From 4 April to 30 June 2022, the Danish Energy Agency received 43 applications, of which 16 have been rejected due to overlap with state land reservations, as reported last month.
Of the remaining 27 applications, Copenhagen Infrastructure Partners (CIP), European Energy, and Andel account for most of the projects.
The Agency has now forwarded the nine new applications to be put to regulatory consultation, and has also already sent an application for regulatory consultation for an area located south of Lolland.
The new applications are located at Vigsø Bay, Hirtshals Harbor, Frederikshavn North, Rømø, Grenå, Stevns Nord, Lolland, Guldborgsund, Gilleleje and Odsherred.
For the areas of Vigsø Bay, Grenå, Lolland, Gilleleje and Læsø there have been several applications that have been processed on a first-come, first-served basis, with the application first deemed adequate having been submitted for consultation.
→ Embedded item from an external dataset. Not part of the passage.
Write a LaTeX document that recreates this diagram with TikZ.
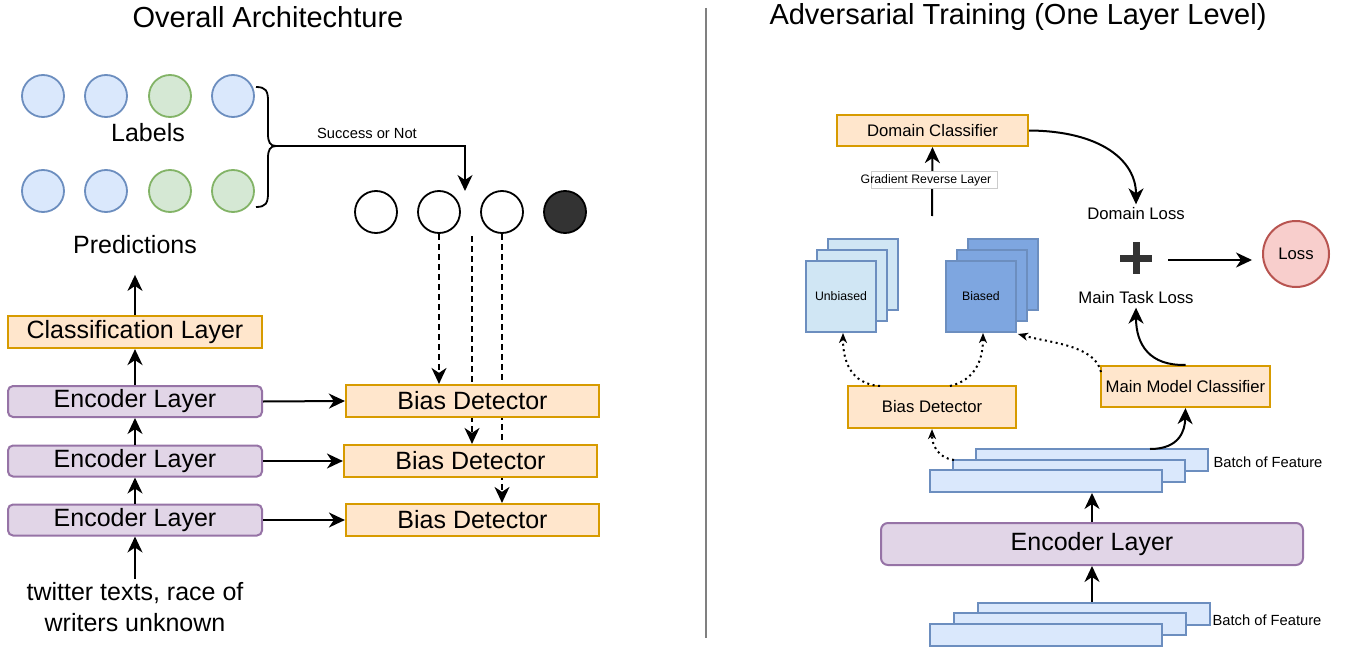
\documentclass[tikz,border=0pt]{standalone}
\usepackage{fontspec}
\setmainfont{Liberation Sans}
\usetikzlibrary{arrows.meta,backgrounds}
\definecolor{bluefill}{HTML}{DAE8FC}
\definecolor{blueline}{HTML}{6C8EBF}
\definecolor{greenfill}{HTML}{D5E8D4}
\definecolor{greenline}{HTML}{82B366}
\definecolor{orangefill}{HTML}{FFE6CC}
\definecolor{orangeline}{HTML}{D79B00}
\definecolor{purplefill}{HTML}{E1D5E7}
\definecolor{purpleline}{HTML}{9673A6}
\definecolor{unbfill}{HTML}{D0E6F4}
\definecolor{biasfill}{HTML}{7EA6E0}
\definecolor{lossfill}{HTML}{F8CECC}
\definecolor{lossline}{HTML}{B85450}
\newcommand\szTitle{\fontsize{29}{34}\selectfont}
\newcommand\szMain{\fontsize{25}{31}\selectfont}
\newcommand\szMid{\fontsize{16.7}{20}\selectfont}
\newcommand\szSmall{\fontsize{14.7}{18}\selectfont}
\newcommand\szTiny{\fontsize{12.3}{15}\selectfont}
\begin{document}
\begin{tikzpicture}[x=1pt,y=-1pt,
	arr/.style={-{Stealth[length=16pt,width=15pt,inset=5pt]},line width=2pt},
	dasharr/.style={arr,dash pattern=on 6pt off 4pt},
	dotarr/.style={-{Stealth[length=10pt,width=8pt,inset=3pt]},line width=2pt,dash pattern=on 2pt off 3.5pt},
	orangebox/.style={draw=orangeline,fill=orangefill,line width=2.2pt,inner sep=0pt},
	encbox/.style={draw=purpleline,fill=purplefill,line width=2pt,rounded corners=5pt,inner sep=0pt},
	bubble/.style={circle,line width=1.8pt,minimum size=42pt,inner sep=0pt},
	bluedot/.style={bubble,draw=blueline,fill=bluefill},
	greendot/.style={bubble,draw=greenline,fill=greenfill},
	stackbox/.style={draw=blueline,line width=2pt,minimum width=70pt,minimum height=71pt,inner sep=0pt},
	batchbox/.style={draw=blueline,fill=bluefill,line width=2pt,minimum width=232pt,minimum height=22pt,inner sep=0pt}]
		\useasboundingbox (0,0) rectangle (1348,650);
		\node[font=\szTitle] (ltitle) at (268,17) {Overall Architechture};
		\node[font=\szTitle] (rtitle) at (1018,17) {Adversarial Training (One Layer Level)};
		\draw[line width=2pt,gray] (706,8) -- (706,638);
		% labels and predictions
		\node[bluedot] (l1) at (43,96) {};
		\node[bluedot] (l2) at (106,96) {};
		\node[greendot] (l3) at (170,96) {};
		\node[bluedot] (l4) at (233,96) {};
		\node[bluedot] (p1) at (43,191) {};
		\node[bluedot] (p2) at (106,191) {};
		\node[greendot] (p3) at (170,191) {};
		\node[greendot] (p4) at (233,191) {};
		\node[font=\szMain] (labels) at (148,133) {Labels};
		\node[font=\szMain] (preds) at (135,245) {Predictions};
		\draw[line width=1.8pt] (256,87) .. controls (266,87) and (268,91) .. (268,101) -- (268,134)
			.. controls (268,142) and (270,146) .. (276,146) coordinate (bracetip)
			.. controls (270,146) and (268,150) .. (268,158) -- (268,193)
			.. controls (268,203) and (266,207) .. (256,207);
		\foreach \n/\x in {1/376,2/439,3/502} \node[bubble,draw=black,fill=white] (d\n) at (\x,212) {};
		\node[bubble,draw=black,fill=black!80] (d4) at (565,212) {};
		\coordinate (succ) at (465,191);
		\draw[arr] (bracetip) -| (succ);
		\node[font=\szSmall] (succlab) at (367,133) {Success or Not};
		% left column
		\node[orangebox,minimum width=254pt,minimum height=32pt,font=\szMain] (cls) at (135,332) {Classification Layer};
		\node[encbox,minimum width=254pt,minimum height=31pt,font=\szMain] (enc1) at (135,401.5) {Encoder Layer};
		\node[encbox,minimum width=254pt,minimum height=31pt,font=\szMain] (enc2) at (135,461) {Encoder Layer};
		\node[encbox,minimum width=254pt,minimum height=31pt,font=\szMain] (enc3) at (135,520) {Encoder Layer};
		\node[orangebox,minimum width=253pt,minimum height=32pt,font=\szMain] (bd1) at (472.5,401) {Bias Detector};
		\node[orangebox,minimum width=253pt,minimum height=32pt,font=\szMain] (bd2) at (470.5,461) {Bias Detector};
		\node[orangebox,minimum width=253pt,minimum height=32pt,font=\szMain] (bd3) at (472.5,520) {Bias Detector};
		\node[font=\szMain,align=center] (inp) at (135,607) {twitter texts, race of\\writers unknown};
		\draw[arr] (inp.north) -- (enc3.south);
		\draw[arr] (enc3.north) -- (enc2.south);
		\draw[arr] (enc2.north) -- (enc1.south);
		\draw[arr] (enc1.north) -- (cls.south);
		\draw[arr] (cls.north) -- ++(0,-40);
		\draw[arr] (enc1.east) -- (bd1.west);
		\draw[arr] (enc2.east) -- (bd2.west);
		\draw[arr] (enc3.east) -- (bd3.west);
		\coordinate (gap) at (472,236);
		\begin{scope}[on background layer]
			\draw[dasharr] (d2.south) -- (d2.south |- bd1.north);
			\draw[dasharr] (gap) -- (gap |- bd2.north);
			\draw[dasharr] (d3.south) -- (d3.south |- bd3.north);
		\end{scope}
		% right panel
		\node[orangebox,minimum width=191pt,minimum height=31pt,font=\szMid] (dc) at (932.5,130.5) {Domain Classifier};
		\coordinate (grlstart) at (932,216);
		\draw[arr] (grlstart) -- (dc.south);
		\draw[gray!40,fill=white,line width=0.8pt] (871,171) rectangle (997,188);
		\node[inner sep=1pt,font=\szTiny] (grl) at (926,180) {Gradient Reverse Layer};
		\node[font=\szMid] (dl) at (1136,214) {Domain Loss};
		\node[font=\szMid] (mtl) at (1136,298) {Main Task Loss};
		\draw[arr] (dc.east) .. controls (1100,131) and (1136,160) .. (dl.north);
		\draw[line width=7pt,black!80] (1120,258) -- (1152,258) (1136,242) -- (1136,274);
		\coordinate (plus) at (1168,260);
		\node[circle,draw=lossline,fill=lossfill,line width=2pt,minimum size=66pt,font=\szMid] (loss) at (1296,254) {Loss};
		\draw[arr] (plus) -- (loss.west |- plus) [shorten >=10pt];
		\foreach \n/\d in {3/22,2/11,1/0} {
			\node[stackbox,fill=unbfill] (unb\n) at ({841+\d},{296.5-\d}) {};
			\node[stackbox,fill=biasfill] (bia\n) at ({981+\d},{296.5-\d}) {};
		}
		\node[font=\szTiny] at (unb1) {Unbiased};
		\node[font=\szTiny] at (bia1) {Biased};
		\node[orangebox,minimum width=168pt,minimum height=42pt,font=\szMid] (bdr) at (932,407) {Bias Detector};
		\node[orangebox,minimum width=169pt,minimum height=41pt,font=\szMid] (mmc) at (1185.5,386.5) {Main Model Classifier};
		\foreach \n/\d in {3/2,2/1,1/0} {
			\node[batchbox] (ub\n) at ({1046+23*\d},{481-10.5*\d}) {};
			\node[batchbox] (lb\n) at ({1046+24*\d},{634.5-10.5*\d}) {};
		}
		\node[font=\szSmall] (ubl) at (1268,462) {Batch of Feature};
		\node[font=\szSmall] (lbl) at (1267,620) {Batch of Feature};
		\node[encbox,minimum width=422pt,minimum height=42pt,rounded corners=7pt,font=\szMain] (encr) at (1092,544) {Encoder Layer};
		\draw[arr] (encr.south |- lb3.north) -- (encr.south);
		\draw[arr] (encr.north) -- (encr.north |- ub1.south);
		\draw[arr] (1150,449) .. controls (1180,449) and (1185,430) .. (mmc.south);
		\draw[arr] (mmc.north) .. controls (1150,366) and (1136,345) .. (mtl.south);
		\draw[dotarr] (880,386) .. controls (850,384) and (843,360) .. (843,333);
		\draw[dotarr] (950,386) .. controls (975,380) and (983,360) .. (983,333);
		\draw[dotarr] (1101,372) .. controls (1095,345) and (1050,343) .. (1018,334);
		\draw[dotarr] (954,460) .. controls (938,458) and (932,445) .. (bdr.south);
	\end{tikzpicture}
\end{document}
The other applicants are informed about this, DEA says.
The regulatory hearing for the Lolland area has a deadline of 1 August. The hearings for Vigsø Bay, Hirtshals Harbor, Frederikshavn North, Rømø, Grenå, Stevns Nord and Guldborgssund will be held by 22 August. The hearing for Gilleleje and Odsherred has a deadline of 1 September.
Nine Projects Proposals for Offshore Wind Farms of 1+ GW
Out of the total 43 applications, nine are in the gigawatt-scale: six are located in the North Sea, one in the Kattegat, and two are located on Bornholm. All of these projects except the one proposed for Kattegat are located far from the coast.
All the applications are considered complete, but there have been several applications for areas in the North Sea which have been screened on a first-come, first-served basis with all the applicants informed accordingly.
The Danish Energy Agency said it was in the process of investigating whether the applications were covered by the open door scheme and is expected to clarify this after the summer holidays.
If the applications are not in accordance with the open door scheme, they will also be rejected. If the applications are covered by the open door scheme, they will also be sent for regulatory consultation in order to assess whether a preliminary investigation permit should be granted.
Granting a feasibility study permit does not mean that permission is given to build an offshore wind farm at the given location, but only that site investigations can be carried out for the project.